Exploring damped and undamped frequencies in beam structures with viscoelastic supports using GFEM and state-space formulation

Abstract

This study introduces a novel analytical and numerical framework for determining the damped and undamped frequencies of elastically restrained Euler–Bernoulli (EB) and shear beams (SB) supported by two-parameter (visco-Winkler) and three-parameter (visco-Pasternak) viscoelastic foundations (VF). The scientific novelty lies in extending the classical separation of variables approach and coupling it with eigenvalue-based dispersion relations to derive an innovative spatial matrix formulation for displacements, slopes, and their derivatives.

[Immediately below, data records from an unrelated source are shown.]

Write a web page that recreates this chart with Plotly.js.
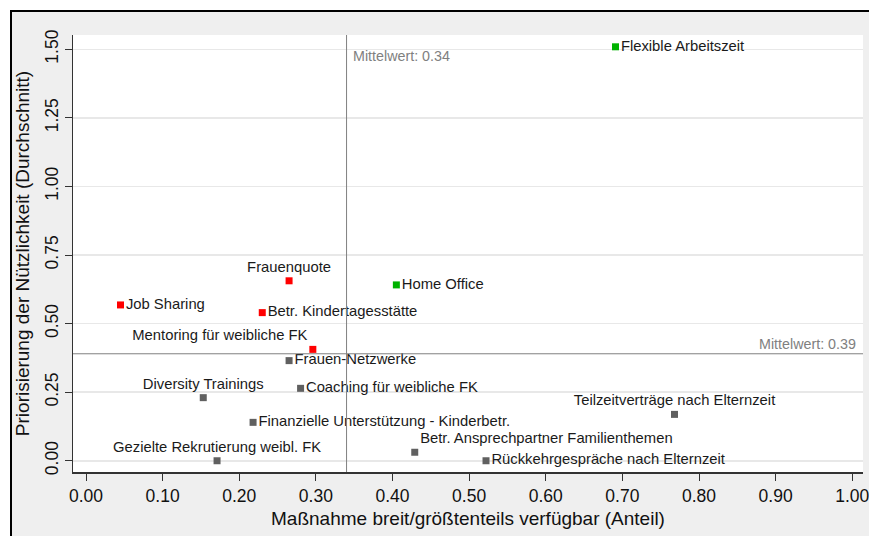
<!DOCTYPE html>
<html>
<head>
<meta charset="utf-8">
<script src="https://cdn.plot.ly/plotly-3.0.1.min.js"></script>
<style>
  html, body { margin: 0; padding: 0; background: #ffffff; }
  #wrap { position: relative; width: 869px; height: 536px; overflow: hidden; background: #ffffff; }
  #frame { position: absolute; left: 10px; top: 10px; width: 900px; height: 600px;
           border-left: 2px solid #000; border-top: 2px solid #000; background: #efefef; }
  #chart { position: absolute; left: 0; top: 0; width: 869px; height: 536px; }
</style>
</head>
<body>
<div id="wrap">
  <div id="frame"></div>
  <div id="chart"></div>
</div>
<script>
// Data
const measures = [
  "Flexible Arbeitszeit",
  "Home Office",
  "Frauenquote",
  "Job Sharing",
  "Betr. Kindertagesstätte",
  "Mentoring für weibliche FK",
  "Frauen-Netzwerke",
  "Coaching für weibliche FK",
  "Diversity Trainings",
  "Finanzielle Unterstützung - Kinderbetr.",
  "Gezielte Rekrutierung weibl. FK",
  "Betr. Ansprechpartner Familienthemen",
  "Rückkehrgespräche nach Elternzeit",
  "Teilzeitverträge nach Elternzeit"
];
const availability = [0.691, 0.405, 0.265, 0.045, 0.230, 0.296, 0.265, 0.280, 0.153, 0.218, 0.171, 0.429, 0.522, 0.768];
const usefulness   = [1.509, 0.641, 0.656, 0.568, 0.540, 0.406, 0.365, 0.264, 0.230, 0.140, 0.000, 0.031, 0.000, 0.169];
const group        = ["high", "high", "low", "low", "low", "low", "none", "none", "none", "none", "none", "none", "none", "none"];
const meanX = 0.34;
const meanY = 0.39;
const xTicks = [0, 0.1, 0.2, 0.3, 0.4, 0.5, 0.6, 0.7, 0.8, 0.9, 1.0];
const yTicks = [0, 0.25, 0.5, 0.75, 1.0, 1.25, 1.5];

// Styling
const groupColor = { high: "#00b200", low: "#ff0000", none: "#606060" };
const labelPos = {
  "Frauenquote": "top center",
  "Mentoring für weibliche FK": "top left",
  "Diversity Trainings": "top center",
  "Gezielte Rekrutierung weibl. FK": "top center",
  "Betr. Ansprechpartner Familienthemen": "top right",
  "Teilzeitverträge nach Elternzeit": "top center"
};
const FONT = "Liberation Sans, Arial, Helvetica, sans-serif";

const trace = {
  type: "scatter",
  mode: "markers+text",
  x: availability,
  y: usefulness,
  text: measures,
  textposition: measures.map(m => labelPos[m] || "middle right"),
  textfont: { family: FONT, size: 14.8, color: "#1a1a1a" },
  marker: { symbol: "square", size: 7, color: group.map(g => groupColor[g]) },
  hoverinfo: "skip",
  cliponaxis: false,
  showlegend: false
};

const layout = {
  width: 869, height: 536,
  margin: { l: 73, r: 6, t: 35, b: 64 },
  paper_bgcolor: "rgba(0,0,0,0)",
  plot_bgcolor: "#ffffff",
  font: { family: FONT, color: "#000" },
  xaxis: {
    range: [-0.017, 1.014],
    tickvals: xTicks,
    ticktext: xTicks.map(v => v.toFixed(2)),
    tickfont: { family: FONT, size: 17.5, color: "#111" },
    ticklabeloverflow: "allow",
    ticks: "outside", ticklen: 7, tickwidth: 1, tickcolor: "#333",
    showgrid: false, zeroline: false,
    showline: true, linecolor: "#333", linewidth: 1.5,
    title: { text: "Maßnahme breit/größtenteils verfügbar (Anteil)", font: { family: FONT, size: 19, color: "#111" }, standoff: 7 }
  },
  yaxis: {
    range: [-0.041, 1.552],
    tickvals: yTicks,
    ticktext: yTicks.map(v => v.toFixed(2)),
    tickangle: -90,
    tickfont: { family: FONT, size: 17.5, color: "#111" },
    ticklabeloverflow: "allow",
    ticks: "outside", ticklen: 7, tickwidth: 1, tickcolor: "#333",
    showgrid: true, gridcolor: "#e8e8e8", gridwidth: 1.5,
    zeroline: false,
    showline: true, linecolor: "#333", linewidth: 1.5,
    title: { text: "Priorisierung der Nützlichkeit (Durchschnitt)", font: { family: FONT, size: 19, color: "#111" }, standoff: 7 }
  },
  shapes: [
    { type: "line", xref: "x", yref: "paper", x0: meanX, x1: meanX, y0: 0, y1: 1, line: { color: "#808080", width: 1 } },
    { type: "line", xref: "paper", yref: "y", x0: 0, x1: 1, y0: meanY, y1: meanY, line: { color: "#808080", width: 1 } }
  ],
  annotations: [
    { xref: "x", yref: "paper", x: meanX, y: 1, xanchor: "left", yanchor: "top", xshift: 4, yshift: -11,
      text: "Mittelwert: " + meanX.toFixed(2), showarrow: false, font: { family: FONT, size: 14.3, color: "#808080" } },
    { xref: "paper", yref: "y", x: 1, y: meanY, xanchor: "right", yanchor: "bottom", xshift: -5, yshift: 0,
      text: "Mittelwert: " + meanY.toFixed(2), showarrow: false, font: { family: FONT, size: 14.3, color: "#808080" } }
  ]
};

Plotly.newPlot("chart", [trace], layout, { displayModeBar: false, staticPlot: true });
</script>
</body>
</html>
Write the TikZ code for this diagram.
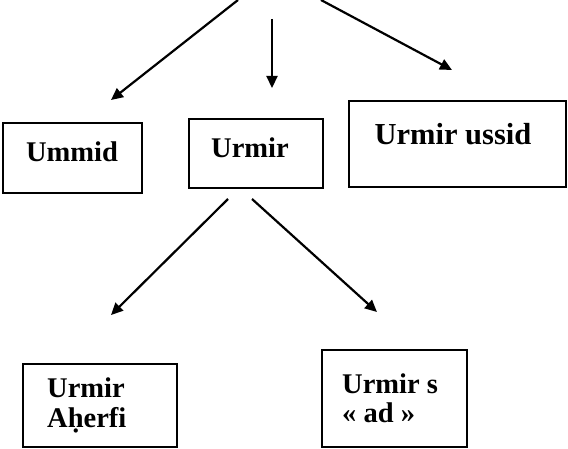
\documentclass[tikz,border=0pt]{standalone}
\usepackage{fontspec}
\setmainfont{Liberation Serif}
\usetikzlibrary{arrows.meta}
\tikzset{
  box/.style={draw, line width=1.9pt, inner sep=0pt},
  txt/.style={font=\fontsize{28.5}{30}\selectfont\bfseries, inner sep=0pt, anchor=base},
  txtl/.style={txt, anchor=base west},
  arr/.style={line width=2.2pt, -{Triangle[length=12pt,width=11pt]}}
}
\begin{document}
\begin{tikzpicture}[x=1pt,y=-1pt]
\useasboundingbox (0,0) rectangle (568,449);
\node[box, minimum width=139pt, minimum height=70pt] (bummid) at (72.5,158){};
\node[txt] (tummid) at (72,162){Ummid};
\node[box, minimum width=134pt, minimum height=69pt] (burmir) at (256,153.5){};
\node[txt] (turmir) at (250,158){Urmir};
\node[box, minimum width=217pt, minimum height=86pt] (bussid) at (457.5,144){};
\node[txt, font=\fontsize{30.5}{32}\selectfont\bfseries] (tussid) at (453,145){Urmir ussid};
\node[box, minimum width=154pt, minimum height=83pt] (baherfi) at (100,405.5){};
\node[txtl] (taherfi1) at (47,397){Urmir};
\node[txtl] (taherfi2) at (47,427){Aḥerfi};
\node[box, minimum width=145pt, minimum height=97pt] (burmirs) at (394.5,398.5){};
\node[txtl] (turmirs1) at (342,393){Urmir s};
\node[txtl] (turmirs2) at (342,422){« ad »};
\coordinate (s1) at (238,0);
\coordinate (e1) at (111,100);
\coordinate (s2) at (272,19);
\coordinate (e2) at (272,88);
\coordinate (s3) at (321,0);
\coordinate (e3) at (452,70);
\coordinate (s4) at (228,199);
\coordinate (e4) at (111,315);
\coordinate (s5) at (252,199);
\coordinate (e5) at (377,312);
\draw[arr](s1) -- (e1);
\draw[arr](s2) -- (e2);
\draw[arr](s3) -- (e3);
\draw[arr](s4) -- (e4);
\draw[arr](s5) -- (e5);
\end{tikzpicture}
\end{document}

This method provides enhanced accuracy and robustness, especially in modeling complex vibrational behavior in the presence of damping and shear effects, a challenge often encountered in conventional studies. The research further integrates the Galerkin finite element method (GFEM) to offer a shear locking-free solution, demonstrating convergence to exact results, and thereby addressing critical limitations in previous methods. Additionally, the study introduces the application of state-space formulations combined with the Runge–Kutta method (RK4) to precisely analyze the response of damped systems, which adds significant value in exploring complex beam dynamics. Through a comprehensive comparison of analytical and finite element methods (FEM), the findings are validated and visualized under varying damping conditions, providing practical insights for the design and optimization of structures with viscoelastic supports. The contributions of this work include not only a deeper understanding of the interaction between damping, foundation stiffness, and structural dynamics but also the development of a versatile and scalable approach that broadens the applicability of beam models in advanced engineering applications.